We already have some error metrics: https://github.com/paradigmxyz/reth/blob/526f624e1cbfd659184873bffe12ec602678b57f/crates/net/network/src/metrics.rs#L64-L110

So we should make sure that the error metrics are in the grafana dashboard and named appropriately, and add the metrics which we don't already have:

### P2P dial metrics
- [ ] `p2p/dials/error/connection` - unable to initiate TCP connection to target
- [ ] `p2p/dials/error/saturated` - local client is already connected to its maximum number of peers
- [ ] `p2p/dials/error/known` - dialing an already connected peer
- [ ] `p2p/dials/error/self` - dialing the local node's id
- [ ] `p2p/dials/error/useless` - dialing a peer that doesn't share an capabilities with the local node
- [ ] `p2p/dials/error/id/unexpected` - dialed peer repsoned with different id than expected
- [ ] `p2p/dials/error/rlpx/enc` - error negotiating the rlpx encryption during dial
- [ ] `p2p/dials/error/rlpx/proto` - error during rlpx protocol handshake`
- [ ] https://github.com/paradigmxyz/reth/issues/3667

Out of these, I don't think we have a metric similar to p2p/dials/success.

Grafana

In addition to these, it would be nice to create a graph similar to the Dial Quality graph from the original PR: image

Additional context

No response

maxwolff commented 1 year ago

im down to help out with this.

gakonst commented 1 year ago

Go for it Max - and yes it is insane how high quality these geth metrics are

maxwolff commented 1 year ago

hey actually a bit confused. DisconnectMetrics gets incremented both for incoming and outgoing dials. "dial metrics" seems to imply it is only relevant for outgoing dials

maybe instead we should keep one set of disconnect metrics on network/src/manager.rs for outgoing, one for incoming, and then add the remaining metrics for outgoing dials (rlpx, connection)? otherwise its a bit logically inconsistent.

eg maybe

pub struct NetworkManager<C> {
..
    metrics: NetworkMetrics,
    incoming_disconnect_metrics: DisconnectMetrics,
    outgoing_disconnect_metrics: DisconnectMetrics,
    dial_metrics: DialMetrics

@Rjected

Rjected commented 8 months ago

hey actually a bit confused. DisconnectMetrics gets incremented both for incoming and outgoing dials. "dial metrics" seems to imply it is only relevant for outgoing dials

maybe instead we should keep one set of disconnect metrics on network/src/manager.rs for outgoing, one for incoming, and then add the remaining metrics for outgoing dials (rlpx, connection)? otherwise its a bit logically inconsistent.

eg maybe

pub struct NetworkManager<C> {
..
    metrics: NetworkMetrics,
    incoming_disconnect_metrics: DisconnectMetrics,
    outgoing_disconnect_metrics: DisconnectMetrics,
    dial_metrics: DialMetrics

@Rjected

That makes sense. BTW just unassigned, because having people assigned on larger issues like this seems to discourage others from working on them, so I'm taking a more FCFS approach to reviewing PRs

github-actions[bot] commented 7 months ago

This issue is stale because it has been open for 21 days with no activity.

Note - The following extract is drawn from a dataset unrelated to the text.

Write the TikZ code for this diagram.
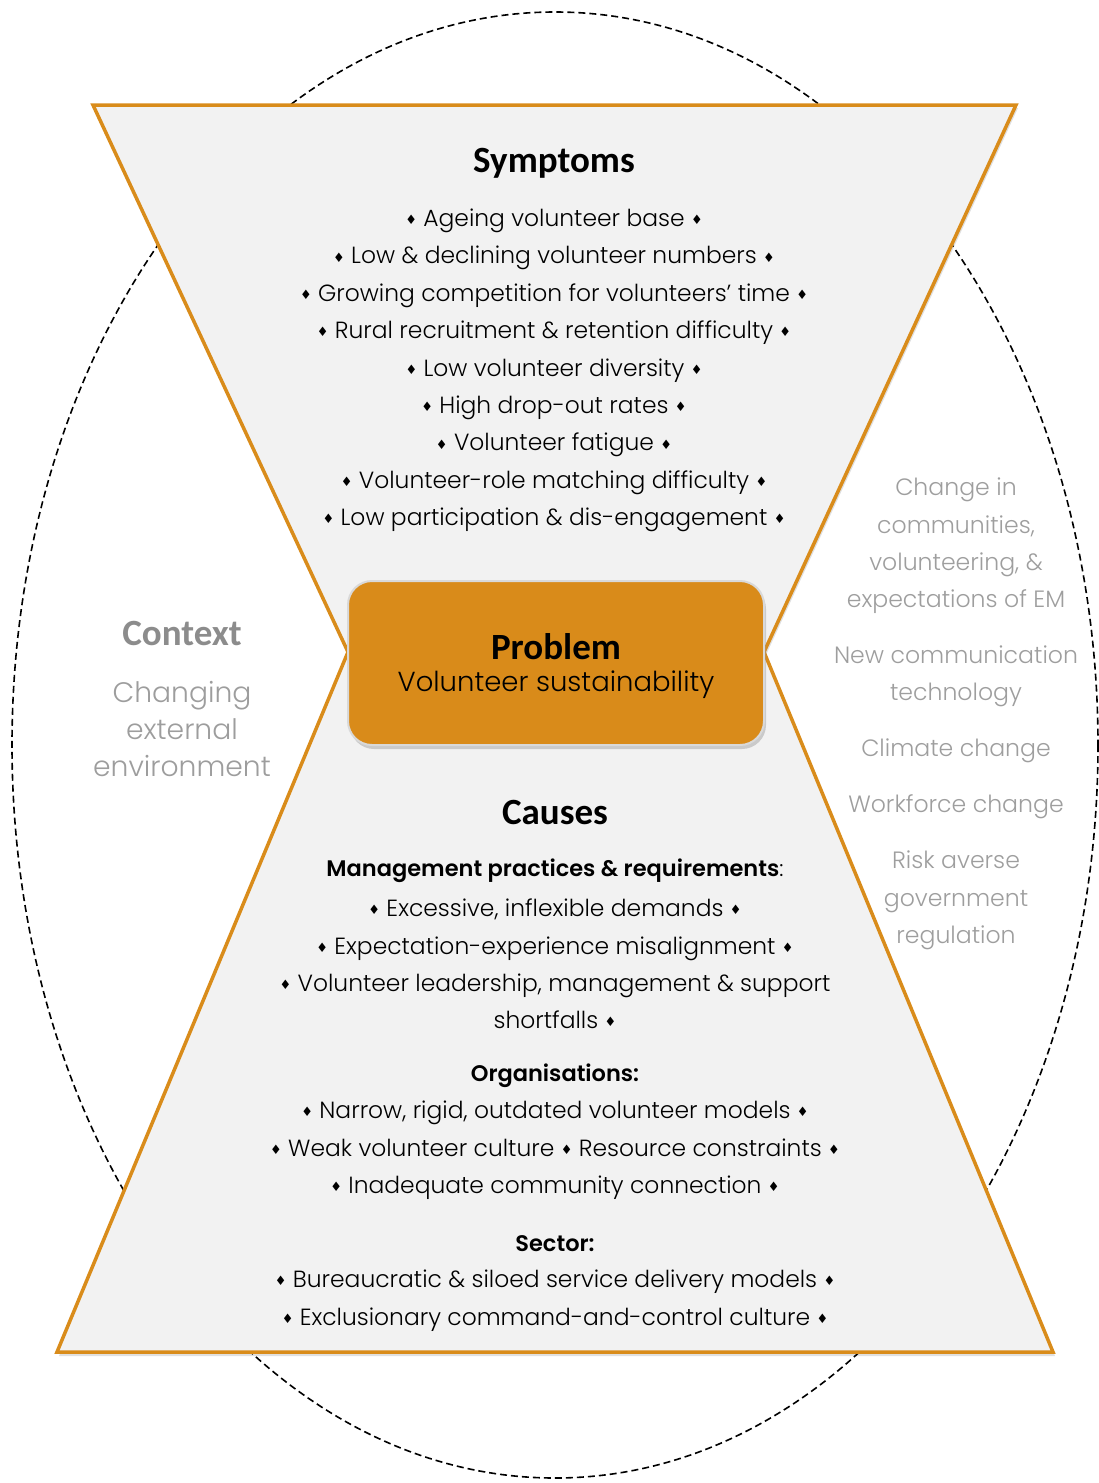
\documentclass[tikz,border=0pt]{standalone}
\usepackage{fontspec}
\setmainfont{Poppins}[UprightFont={* Light}, BoldFont={* SemiBold}]
\newfontfamily\carlito{Carlito}
\newfontfamily\dejavu{DejaVu Sans}
\usetikzlibrary{shadows}
\definecolor{orng}{HTML}{D98C1B}
\definecolor{boxfill}{HTML}{D98B1A}
\definecolor{shapefill}{HTML}{F2F2F2}
\definecolor{ctxgray}{HTML}{8C8C8C}
\definecolor{rgray}{HTML}{9E9E9E}
\newcommand{\dm}{{\dejavu\fontsize{13}{13}\selectfont\raisebox{0.15em}{♦}}}
\tikzset{
  shapestyle/.style={fill=shapefill, draw=orng, line width=3.5pt, line join=miter},
  shadowstyle/.style={fill=black, opacity=0.12},
  body/.style={font=\fontsize{23.4}{37.4}\selectfont, align=center, text=black},
  heading/.style={font=\carlito\bfseries\fontsize{37}{40}\selectfont, text=black},
  subhead/.style={font=\bfseries\fontsize{22.5}{37.4}\selectfont, text=black},
  righttext/.style={font=\fontsize{23.6}{37.4}\selectfont, align=center, text=rgray},
  ctxtext/.style={font=\fontsize{28.2}{37.4}\selectfont, align=center, text=ctxgray!85},
}
\begin{document}
\begin{tikzpicture}[x=1pt,y=-1pt]
\useasboundingbox (0,0) rectangle (1099,1483);
% dashed ellipse
\draw[dashed, line width=1.6pt, dash pattern=on 7pt off 4pt] (555,745) ellipse [x radius=543, y radius=733];
% shadows
\fill[shadowstyle] (95,108) -- (1018,108) -- (766,655) -- (350,655) -- cycle;
\fill[shadowstyle] (350,655) -- (766,655) -- (1055,1356) -- (59,1356) -- cycle;
% symptoms shape
\path[shapestyle] (93,105) -- (1016,105) -- (764,652) -- (348,652) -- cycle;
% causes shape
\path[shapestyle] (348,652) -- (764,652) -- (1053,1352) -- (57,1352) -- cycle;
% problem box
\node[draw=white!85!black, line width=2pt, fill=boxfill, rounded corners=24pt,
      minimum width=416pt, minimum height=164pt, inner sep=0pt,
      drop shadow={opacity=0.35, shadow xshift=2pt, shadow yshift=-4pt}] (problem) at (556,663) {};
\node[heading] (problemtitle) at (556,647) {Problem};
\node[font=\fontsize{27.5}{30}\selectfont] (problemtext) at (556,685) {Volunteer sustainability};
% symptoms
\node[heading] (symptoms) at (554,163) {Symptoms};
\node[body] (symlist) at (554,370.5) {%
\dm\ Ageing volunteer base \dm\\
\dm\ Low \& declining volunteer numbers \dm\\
\dm\ Growing competition for volunteers’ time \dm\\
\dm\ Rural recruitment \& retention difficulty \dm\\
\dm\ Low volunteer diversity \dm\\
\dm\ High drop-out rates \dm\\
\dm\ Volunteer fatigue \dm\\
\dm\ Volunteer-role matching difficulty \dm\\
\dm\ Low participation \& dis-engagement \dm};
% causes
\node[heading] (causes) at (555,812) {Causes};
\node[subhead] (mgmt) at (555,871) {Management practices \& requirements{\mdseries:}};
\node[body] (mgmtlist) at (555,964) {%
\dm\ Excessive, inflexible demands \dm\\
\dm\ Expectation-experience misalignment \dm\\
\dm\ Volunteer leadership, management \& support\\
shortfalls \dm};
\node[subhead] (orgs) at (555,1076) {Organisations:};
\node[body] (orglist) at (555,1150.5) {%
\dm\ Narrow, rigid, outdated volunteer models \dm\\
\dm\ Weak volunteer culture \dm\ Resource constraints \dm\\
\dm\ Inadequate community connection \dm};
\node[subhead] (sector) at (555,1244) {Sector:};
\node[body] (sectorlist) at (555,1300.5) {%
\dm\ Bureaucratic \& siloed service delivery models \dm\\
\dm\ Exclusionary command-and-control culture \dm};
% context
\node[font=\carlito\bfseries\fontsize{37}{40}\selectfont, text=ctxgray] (context) at (182,633) {Context};
\node[ctxtext] (ctxbody) at (182,729) {Changing\\external\\environment};
% right side
\node[righttext] (rt1) at (956,546) {Change in\\communities,\\volunteering, \&\\expectations of EM};
\node[righttext] (rt2) at (956,676.5) {New communication\\technology};
\node[righttext] (rt3) at (956,751) {Climate change};
\node[righttext] (rt4) at (956,807) {Workforce change};
\node[righttext] (rt5) at (956,900.5) {Risk averse\\government\\regulation};
\end{tikzpicture}
\end{document}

emnul commented 1 month ago

I'm working on adding eth handshake error metrics. Looks like the changes made in https://github.com/paradigmxyz/reth/pull/3729 were never added to the etc/grafana/dashboards/overview.json file. I can open a separate PR to add those metrics.

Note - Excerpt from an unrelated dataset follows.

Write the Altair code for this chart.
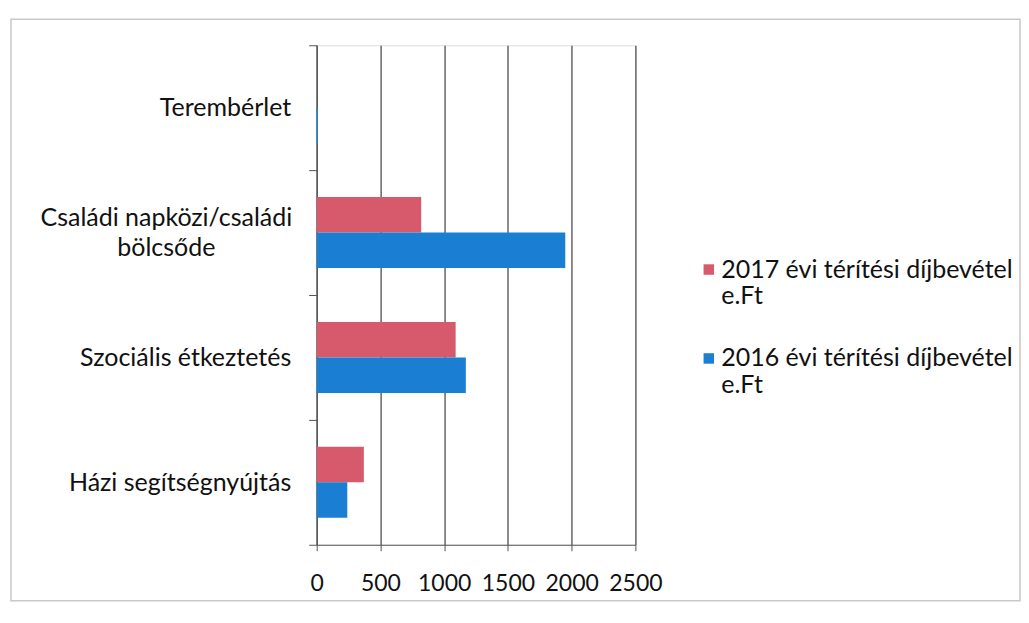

emhane commented 1 month ago

I'm working on adding eth handshake error metrics. Looks like the changes made in #3729 were never added to the etc/grafana/dashboards/overview.json file. I can open a separate PR to add those metrics.

that is an RLPx metric! it needs to go in the tx pool dashboard not the discovery dashboard cc @Rjected

emhane commented 1 month ago

all issues here need to take into account https://github.com/paradigmxyz/reth/issues/8150

kuronosec commented 1 month ago

I am applying to this issue via OnlyDust platform.

My background and how it can be leveraged

Hello guys, I have an extensive experience on devops, security and monitoring. For instance, I am the lead developer of Tikuna (https://tikuna.io/) a security monitoring tool for Ethereum. I think I could help implementing one or several of the measurement metrics.

How I plan on tackling this issue

I could use as example the provided go-ethereum code and provide similar implementations on Reth plus the required Grafana dashboards.